LARGO — It's been a rough couple of weeks for Teresa Godwin.
A week or so ago, her husband lost his job when the Clearwater air-conditioning company he worked for the last five years went out of business. A day or so later, the water at the No Go Largo Village mobile home park where the family has lived since 2006 was shut off because the owners were more than $8,000 behind on the bill.
And now Godwin, her husband and three children must find a new place to live.
"It's difficult especially for my kids," Godwin said of her children, ages 16, 14 and 10, as her eyes began to moisten with tears. "I want them to stay in the same school zone and my son, he just started high school."
Wednesday, Largo code enforcement officials deemed the mobile homes uninhabitable because of the lack of water, leaving the Godwins and seven other families with the daunting task of finding new homes on short notice.
Godwin, who works for Clearwater's Homeless Emergency Project, is among 18 adults and 16 children who will be relocated, mostly with the help of Catholic Charities, which was at the mobile home park Wednesday morning with Largo city officials.
The Godwins paid $685 a month for rent. She said Catholic Charities officials told her they would put the family up in a hotel for a week while they search for permanent housing.
"We are not slackers," said Godwin, 33. "We are trying to be good people and take care our families. Hopefully, someone will give us a chance and we can get a place with water."
In addition to Catholic Charities, the Tampa Bay Community Development Corp. will provide help with first and last month's rent and security deposits via a Largo-funded program that it manages.
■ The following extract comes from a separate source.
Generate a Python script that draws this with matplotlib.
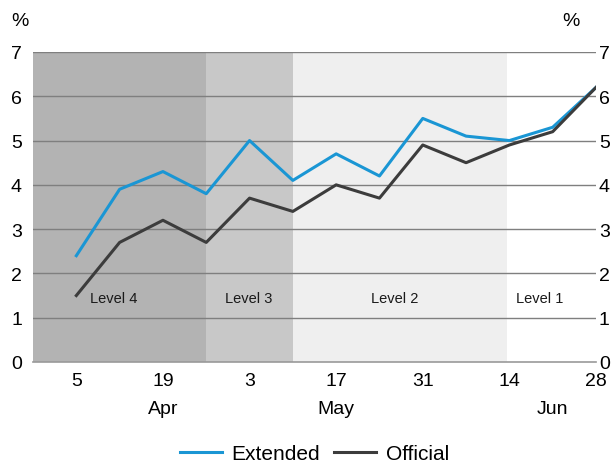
import matplotlib.pyplot as plt
import numpy as np

plt.rcParams['font.family'] = ['Liberation Sans', 'DejaVu Sans']

# weekly observations, week 0 = 5 April
weeks = np.arange(13)
extended = [2.4, 3.9, 4.3, 3.8, 5.0, 4.1, 4.7, 4.2, 5.5, 5.1, 5.0, 5.3, 6.2]
official = [1.5, 2.7, 3.2, 2.7, 3.7, 3.4, 4.0, 3.7, 4.9, 4.5, 4.9, 5.2, 6.2]

tick_weeks = [0, 2, 4, 6, 8, 10, 12]
tick_labels = ['5', '19', '3', '17', '31', '14', '28']
months = ['Apr', 'May', 'Jun']
month_pos = [2, 6, 11]

# alert level periods (start, end, label, colour)
levels = [(-1, 3, 'Level 4', '#b3b3b3'),
          (3, 5, 'Level 3', '#c8c8c8'),
          (5, 9.95, 'Level 2', '#efefef'),
          (9.95, 12, 'Level 1', 'white')]
level_text_x = [0.87, 3.97, 7.36, 10.71]

fig = plt.figure(figsize=(6.16, 4.64), dpi=100)
ax = fig.add_axes([0.0536, 0.2177, 0.9139, 0.6681])

for (x0, x1, name, col), tx in zip(levels, level_text_x):
    ax.axvspan(x0, x1, color=col, lw=0, zorder=0)
    ax.text(tx, 1.44, name, ha='center', va='center', fontsize=10.5, color='#1a1a1a')

for y in range(1, 8):
    ax.axhline(y, color='#7f7f7f', lw=1, zorder=1)

ax.plot(weeks, extended, color='#1a96d4', lw=2.2, label='Extended', zorder=3)
ax.plot(weeks, official, color='#3c3c3c', lw=2.2, label='Official', zorder=3)

ax.set_xlim(-1, 12)
ax.set_ylim(0, 7)
ax.set_yticks(range(8))
ax.set_xticks(tick_weeks)
ax.set_xticklabels(tick_labels)
ax.tick_params(axis='x', length=0, labelsize=14, pad=7)
ax.tick_params(axis='y', length=0, labelsize=14, pad=8)

for s in ['top', 'left', 'right']:
    ax.spines[s].set_visible(False)
ax.spines['bottom'].set_color('#999999')
ax.spines['bottom'].set_linewidth(1.2)

ax2 = ax.twinx()
ax2.set_ylim(0, 7)
ax2.set_yticks(range(8))
ax2.tick_params(axis='y', length=0, labelsize=14, pad=2)
for s in ax2.spines.values():
    s.set_visible(False)

for m, p in zip(months, month_pos):
    ax.text(p, -1.06, m, ha='center', va='center', fontsize=14)

fig.text(20 / 616, 1 - 22 / 464, '%', ha='center', va='center', fontsize=14)
fig.text(571 / 616, 1 - 22 / 464, '%', ha='center', va='center', fontsize=14)

ax.legend(loc='center', bbox_to_anchor=(0.5, -0.295), ncol=2, frameon=False,
          fontsize=15, handlelength=2.0, columnspacing=0.7, handletextpad=0.45)

fig.savefig('out.png', dpi=100)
The city of Largo is chipping in $5,000. The city's Community Development Department also has provided an initial $1,000 through the city's housing program, moving services have been donated by a local company and the Salvation Army has donated 37 one-day bus passes to assist in transportation.
"Our main concern is the displaced residents and making sure they have the necessities for living," said Jonathan E. Evans, an assistant to the city manager. "We want to ensure their safety and well-being."
The water was disconnected Sept. 30 because the park owner, Key Largo Communities Corp., had not paid the utility bill since July 25, according to Pinellas County Utilities. The water bill is $8,400.
"I think it's a bunch of crap and she lied from the beginning," said Anita Barnes, 61, who has lived at the park for almost two years. "I'm lucky I didn't pay my rent this month. I said, 'No water, no rent.' That's a violation of the lease. I couldn't wash my hair or take a shower. I've been taking duck baths."
Barnes was referring to Helene Provenzano, the partner of Key Largo Communities president Andrea Trani. She could not be reached for comment.
The city of Largo, which brought water and sandwiches to the area Wednesday, was notified about the water situation by an anonymous caller who saw residents walking back and forth with jugs of water, said Pete Jensen, Largo's code enforcement supervisor.
Jensen said the owners told residents that if they notified the city, they would be kicked out of their homes.
Only eight of the units were being rented. In all, the park has about 60 units, but the rest of them already were unlivable because of sagging floors and general dilapidation. One of the homes is burned.
Last month, Key Largo Communities was hit with fees by the city because of code enforcement violations at the park, Jensen said.
And, according to Pinellas Utilities, the mobile home park that folks from No Go Largo Village used for showering is also on the verge of having its water shut off.
Bragington Oaks, at 810 16th Ave. NW and also owned by Key Largo Communities, has six occupied units. But Trani made an agreement Wednesday with Pinellas County Utilities to pay $2,500 of the $6,079 owed on the water bill by today, said Micki Gates, assistant director of customer service for the utility.
Robert Burns, 21, moved into the park a couple of weeks ago with his sister. A construction worker, Burns said it was cheaper to split the $150 a week for a two-bedroom place than to pay $800 to $1,000 for an apartment. But with no water, it's been difficult.
"She (Provenzano) kept giving us the runaround," Burns said. "It'll be on the next day, then tomorrow, then the next day. Now all we can do is do our best to try and land on our feet."